Un camion pour un garçon, une poupée pour une fille, après tout quoi de plus normal ? Sauf que sous l’emballage, il y a souvent une définition implicite des rôles de chacun. Au garçon, la mission de « conduire », à la fille de s’occuper du foyer. C’est un peu résumé mais quand la société évolue, la représentation des jouets reste souvent caricaturale. Dans les rayons des magasins, la distinction entre sexes continue d’être bien marquée. « Ce sont les adultes qui font rentrer les enfants dans ces rôles, juge Samuel Safforre, propriétaire du magasin de jouets la Marelle, à Lausanne. Ici, plutôt que le sexe, nous nous attachons d’abord à l'âge et au caractère de l’enfant qui sont déterminants pour le choix du jouet ».

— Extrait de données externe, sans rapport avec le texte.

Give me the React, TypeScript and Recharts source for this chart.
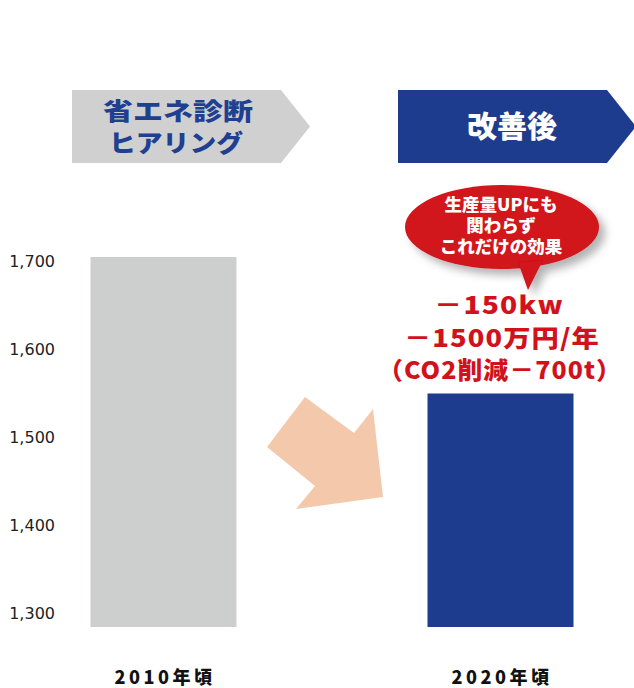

Noël, les anniversaires sont des occasions de faire plaisir à ses enfants ou petits-enfants. Les parents, grands-parents offrent en même temps, des références morales, personnelles, familiales, sociales dont ils ont eux-mêmes hérités. Ils peuvent donc reproduire inconsciemment les stéréotypes en cours à leur époque. Et ils ne veulent pas non plus prendre le risque de décevoir. « Il adore les voitures ! Quand un client me dit ça, il sous-entend, trouvons-lui la même chose, souligne M.Saffore. Au lieu de lui proposer à nouveau des voitures qu’il a sûrement en grand nombre, pourquoi ne pas tenter autre chose…». Ce rôle de prescripteur est avant tout une démarche éthique, éducative destinée à éveiller la curiosité. Au quotidien, les jeunes enfants échangent entre eux leurs univers. Que ce soit au sein d’une fratrie ou en garderie, un jeune garçon jouera sans complexe à la poupée, à la cuisinière. C’est pourquoi, des initiatives de distributeurs essaient de gommer ces différences en destinant des jouets mixtes aux deux sexes. Sur les emballages apparaissent indifféremment filles et garçons jouant à des jeux de construction ou à la dinette. Les couleurs sont neutres également pour ne pas retomber dans les clichés. Les jouets participent activement à la fabrication de l’identité de l’enfant, mais ils ne font pas tout non plus. « Le jouet lui ouvre des portes mais il ne change pas l’enfant, juge Samuel Saffore. Son regard sur le sexe opposé, sera bien plus influencé en voyant par exemple ses parents se partager les tâches ménagères ».
Voir aussi notre article sur les jouets sexistes à Noël
«C’est un paradoxe, avance Silvia Ricci Lempen, écrivaine vaudoise et spécialiste des études genre. Dans une société plus égalitaire qu’avant, on renforce l’identité sexuelle des jouets comme si l’on voulait donner des réassurances ». Alors que les filles sont encouragées à faire des études, à devenir chirurgien, pilote de ligne, une certaine angoisse s’installerait de ne plus les distinguer des garçons. Dans un monde qui bouge, les jouets traditionnels seraient donc un moyen de garder des repères ancestraux. « Il ne faut pas non plus tomber dans le volontarisme, obliger un garçon à jouer à la poupée, avertit Mme Ricci Lempen mais simplement les laisser libres ». Le rose ne déteint pas sur la sexualité des garçons mais continuera d’interroger plus d’un parent un certain temps encore. Pour lutter contre un sexisme latent et sans tomber dans un hyper-égalitarisme, les jeux sans genre sont une bonne chose tant qu’ils restent un choix. Ils n’empêcheront jamais les petites filles de se maquiller et les petits garçons de taper dans un ballon, ils leur donneront simplement plus d’alternatives. La petite fille continuera à rêver d’être une princesse dans son château, à la différence près qu’elle pourra le construire elle-même!